# [PROBLEM TO WORK ON]
Write out nothing but the lines from the one containing "Clone this diagram in SVG." through the last line below, both included, and without the pictures.

# [RECORDS]
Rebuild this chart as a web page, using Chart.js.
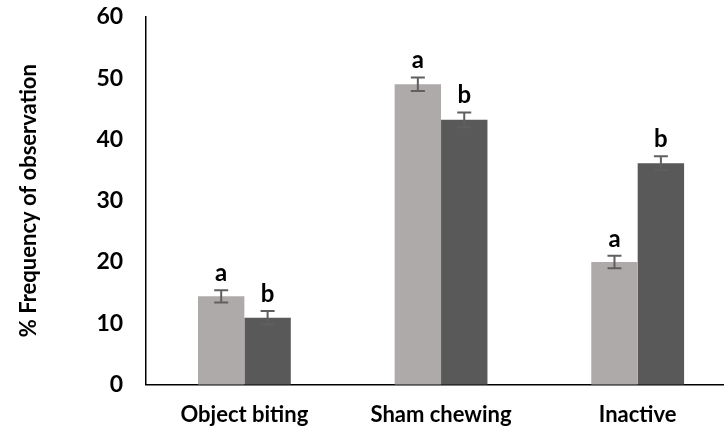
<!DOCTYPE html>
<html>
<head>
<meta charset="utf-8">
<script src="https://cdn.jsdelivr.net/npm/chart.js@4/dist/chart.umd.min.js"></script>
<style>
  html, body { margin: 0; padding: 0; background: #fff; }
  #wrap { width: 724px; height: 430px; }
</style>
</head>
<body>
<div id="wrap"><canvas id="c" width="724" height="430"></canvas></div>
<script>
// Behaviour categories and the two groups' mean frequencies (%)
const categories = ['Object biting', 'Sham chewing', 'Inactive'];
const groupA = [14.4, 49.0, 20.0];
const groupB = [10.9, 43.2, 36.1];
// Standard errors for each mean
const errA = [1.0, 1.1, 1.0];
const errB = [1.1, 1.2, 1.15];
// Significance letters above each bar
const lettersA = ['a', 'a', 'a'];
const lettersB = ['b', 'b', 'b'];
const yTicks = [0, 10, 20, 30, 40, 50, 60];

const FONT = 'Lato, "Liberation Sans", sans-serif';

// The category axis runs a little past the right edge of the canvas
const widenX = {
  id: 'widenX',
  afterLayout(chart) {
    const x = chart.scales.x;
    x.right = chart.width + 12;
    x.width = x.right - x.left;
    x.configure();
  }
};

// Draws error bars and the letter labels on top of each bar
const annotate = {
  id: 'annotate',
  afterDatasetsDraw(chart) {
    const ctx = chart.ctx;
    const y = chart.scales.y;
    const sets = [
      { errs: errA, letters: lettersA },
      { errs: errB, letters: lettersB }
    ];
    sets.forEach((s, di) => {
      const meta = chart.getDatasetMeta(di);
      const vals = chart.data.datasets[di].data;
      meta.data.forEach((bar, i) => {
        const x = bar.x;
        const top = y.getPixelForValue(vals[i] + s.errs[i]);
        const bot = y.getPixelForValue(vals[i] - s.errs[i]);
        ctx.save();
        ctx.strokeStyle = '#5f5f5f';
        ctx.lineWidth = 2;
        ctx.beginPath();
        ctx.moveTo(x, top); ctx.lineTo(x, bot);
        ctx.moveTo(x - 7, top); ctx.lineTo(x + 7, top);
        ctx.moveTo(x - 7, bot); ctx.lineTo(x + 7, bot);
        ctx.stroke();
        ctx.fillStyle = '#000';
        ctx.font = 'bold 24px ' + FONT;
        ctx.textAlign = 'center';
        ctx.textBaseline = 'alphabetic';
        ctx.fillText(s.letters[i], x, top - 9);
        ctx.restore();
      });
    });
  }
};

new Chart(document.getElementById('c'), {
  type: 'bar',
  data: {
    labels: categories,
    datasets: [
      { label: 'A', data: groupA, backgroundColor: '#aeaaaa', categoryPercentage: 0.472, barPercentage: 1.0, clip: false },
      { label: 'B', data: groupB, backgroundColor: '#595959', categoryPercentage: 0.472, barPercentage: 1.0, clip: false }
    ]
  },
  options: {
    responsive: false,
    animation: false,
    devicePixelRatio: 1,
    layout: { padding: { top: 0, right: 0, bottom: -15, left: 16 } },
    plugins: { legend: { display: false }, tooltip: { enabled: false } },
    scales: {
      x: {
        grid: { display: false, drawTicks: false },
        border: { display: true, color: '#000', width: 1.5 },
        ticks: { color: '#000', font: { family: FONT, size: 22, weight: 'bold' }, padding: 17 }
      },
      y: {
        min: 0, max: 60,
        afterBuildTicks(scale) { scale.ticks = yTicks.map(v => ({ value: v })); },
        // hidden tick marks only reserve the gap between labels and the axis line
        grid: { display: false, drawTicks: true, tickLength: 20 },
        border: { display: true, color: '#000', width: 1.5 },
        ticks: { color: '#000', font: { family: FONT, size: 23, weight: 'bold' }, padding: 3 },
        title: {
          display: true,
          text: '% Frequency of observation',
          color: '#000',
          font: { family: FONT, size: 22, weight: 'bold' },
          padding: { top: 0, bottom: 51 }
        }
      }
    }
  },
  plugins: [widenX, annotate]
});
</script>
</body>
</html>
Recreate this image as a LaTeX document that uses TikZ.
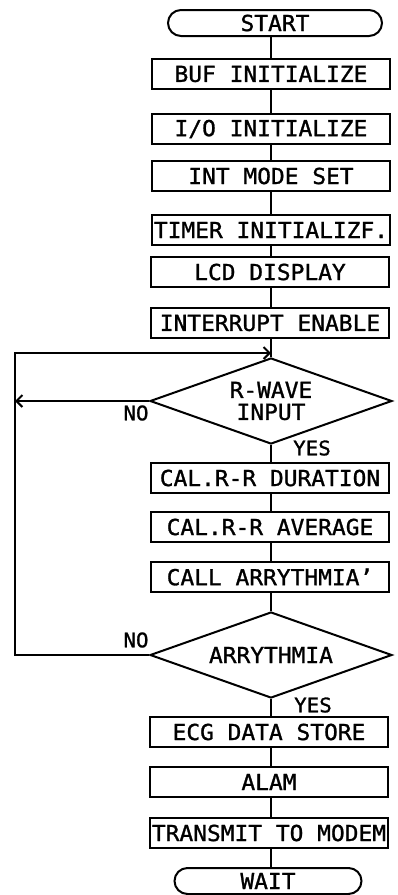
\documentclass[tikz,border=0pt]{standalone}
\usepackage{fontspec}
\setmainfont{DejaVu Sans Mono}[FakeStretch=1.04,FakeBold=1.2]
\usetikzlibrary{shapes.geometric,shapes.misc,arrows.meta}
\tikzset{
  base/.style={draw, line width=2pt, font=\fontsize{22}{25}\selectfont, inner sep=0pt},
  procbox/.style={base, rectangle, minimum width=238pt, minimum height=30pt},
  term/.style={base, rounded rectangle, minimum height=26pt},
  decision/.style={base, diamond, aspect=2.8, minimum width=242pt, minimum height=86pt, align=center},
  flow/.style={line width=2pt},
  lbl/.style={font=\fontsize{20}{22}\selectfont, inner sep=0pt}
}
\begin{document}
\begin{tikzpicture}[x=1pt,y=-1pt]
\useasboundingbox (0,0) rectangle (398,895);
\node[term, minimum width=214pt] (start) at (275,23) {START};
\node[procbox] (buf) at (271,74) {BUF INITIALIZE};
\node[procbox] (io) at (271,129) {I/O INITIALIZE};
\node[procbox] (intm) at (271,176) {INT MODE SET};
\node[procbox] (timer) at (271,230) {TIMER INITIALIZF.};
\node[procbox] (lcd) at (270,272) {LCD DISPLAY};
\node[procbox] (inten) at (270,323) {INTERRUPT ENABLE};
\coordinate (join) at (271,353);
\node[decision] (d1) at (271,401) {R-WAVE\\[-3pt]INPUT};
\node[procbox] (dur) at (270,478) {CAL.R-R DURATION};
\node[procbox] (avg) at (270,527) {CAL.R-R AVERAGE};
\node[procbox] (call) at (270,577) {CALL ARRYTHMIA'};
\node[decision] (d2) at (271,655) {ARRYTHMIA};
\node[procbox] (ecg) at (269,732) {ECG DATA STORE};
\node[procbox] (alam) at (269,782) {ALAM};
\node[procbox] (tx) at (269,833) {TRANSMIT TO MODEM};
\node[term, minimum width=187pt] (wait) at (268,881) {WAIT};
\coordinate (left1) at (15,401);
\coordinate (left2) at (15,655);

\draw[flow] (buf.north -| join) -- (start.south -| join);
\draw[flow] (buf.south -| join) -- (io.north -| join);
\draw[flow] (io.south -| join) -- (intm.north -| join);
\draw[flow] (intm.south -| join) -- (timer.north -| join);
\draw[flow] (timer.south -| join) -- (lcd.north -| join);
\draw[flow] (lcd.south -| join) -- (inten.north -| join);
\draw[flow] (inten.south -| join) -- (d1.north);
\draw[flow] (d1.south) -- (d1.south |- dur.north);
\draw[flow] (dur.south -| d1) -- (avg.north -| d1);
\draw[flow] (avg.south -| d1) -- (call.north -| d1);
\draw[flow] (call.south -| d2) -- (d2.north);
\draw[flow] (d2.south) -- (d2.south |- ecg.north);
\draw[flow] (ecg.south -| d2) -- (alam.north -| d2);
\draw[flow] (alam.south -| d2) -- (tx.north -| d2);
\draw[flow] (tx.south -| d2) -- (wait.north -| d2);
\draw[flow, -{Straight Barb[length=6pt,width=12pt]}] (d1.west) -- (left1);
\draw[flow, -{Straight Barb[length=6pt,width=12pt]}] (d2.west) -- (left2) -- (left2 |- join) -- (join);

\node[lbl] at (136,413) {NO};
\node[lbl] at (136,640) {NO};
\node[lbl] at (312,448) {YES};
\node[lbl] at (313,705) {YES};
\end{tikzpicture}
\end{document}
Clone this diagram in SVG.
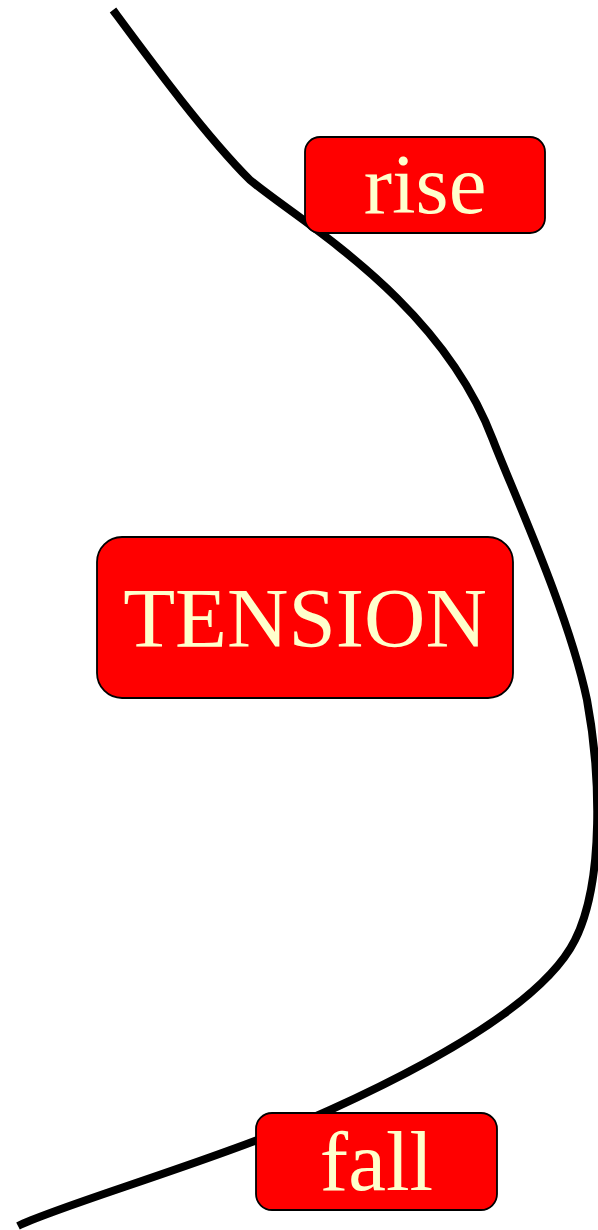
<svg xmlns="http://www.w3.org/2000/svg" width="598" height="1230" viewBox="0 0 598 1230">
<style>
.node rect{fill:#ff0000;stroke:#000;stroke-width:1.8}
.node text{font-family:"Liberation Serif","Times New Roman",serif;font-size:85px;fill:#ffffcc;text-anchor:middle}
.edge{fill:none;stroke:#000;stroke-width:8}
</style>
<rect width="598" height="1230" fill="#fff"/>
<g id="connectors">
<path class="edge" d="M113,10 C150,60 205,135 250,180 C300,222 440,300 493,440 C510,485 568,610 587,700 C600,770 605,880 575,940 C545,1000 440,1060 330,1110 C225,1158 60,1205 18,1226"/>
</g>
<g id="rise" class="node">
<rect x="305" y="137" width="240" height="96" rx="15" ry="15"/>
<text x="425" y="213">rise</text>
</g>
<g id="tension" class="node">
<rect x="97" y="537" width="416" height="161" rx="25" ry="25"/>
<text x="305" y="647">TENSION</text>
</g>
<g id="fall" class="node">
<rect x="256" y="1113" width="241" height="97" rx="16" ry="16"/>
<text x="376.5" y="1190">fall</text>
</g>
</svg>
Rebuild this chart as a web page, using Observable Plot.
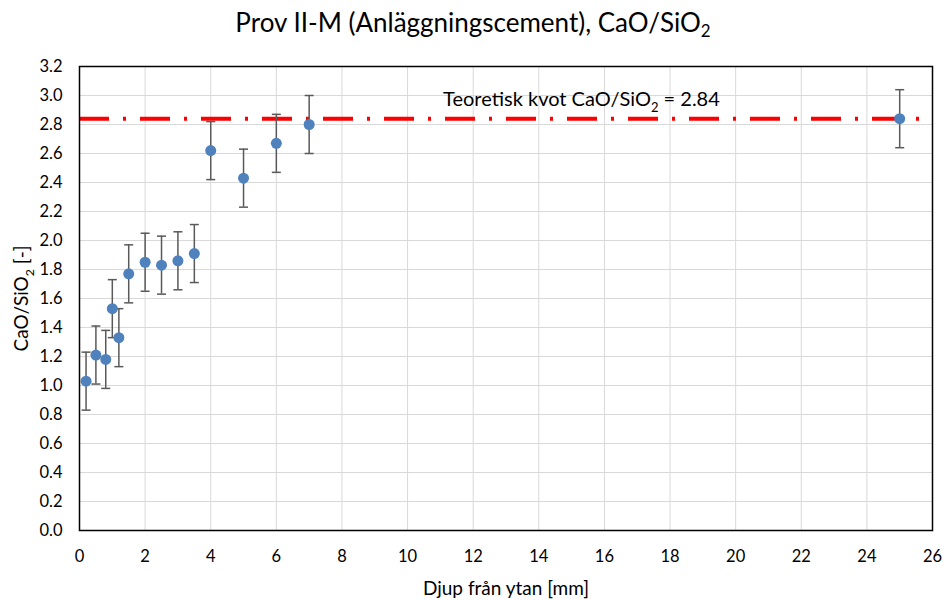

# [OUTPUT]
Clone this diagram in SVG.
<svg xmlns="http://www.w3.org/2000/svg" width="598" height="1230" viewBox="0 0 598 1230">
<style>
.node rect{fill:#ff0000;stroke:#000;stroke-width:1.8}
.node text{font-family:"Liberation Serif","Times New Roman",serif;font-size:85px;fill:#ffffcc;text-anchor:middle}
.edge{fill:none;stroke:#000;stroke-width:8}
</style>
<rect width="598" height="1230" fill="#fff"/>
<g id="connectors">
<path class="edge" d="M113,10 C150,60 205,135 250,180 C300,222 440,300 493,440 C510,485 568,610 587,700 C600,770 605,880 575,940 C545,1000 440,1060 330,1110 C225,1158 60,1205 18,1226"/>
</g>
<g id="rise" class="node">
<rect x="305" y="137" width="240" height="96" rx="15" ry="15"/>
<text x="425" y="213">rise</text>
</g>
<g id="tension" class="node">
<rect x="97" y="537" width="416" height="161" rx="25" ry="25"/>
<text x="305" y="647">TENSION</text>
</g>
<g id="fall" class="node">
<rect x="256" y="1113" width="241" height="97" rx="16" ry="16"/>
<text x="376.5" y="1190">fall</text>
</g>
</svg>
Rebuild this chart as a web page, using Observable Plot.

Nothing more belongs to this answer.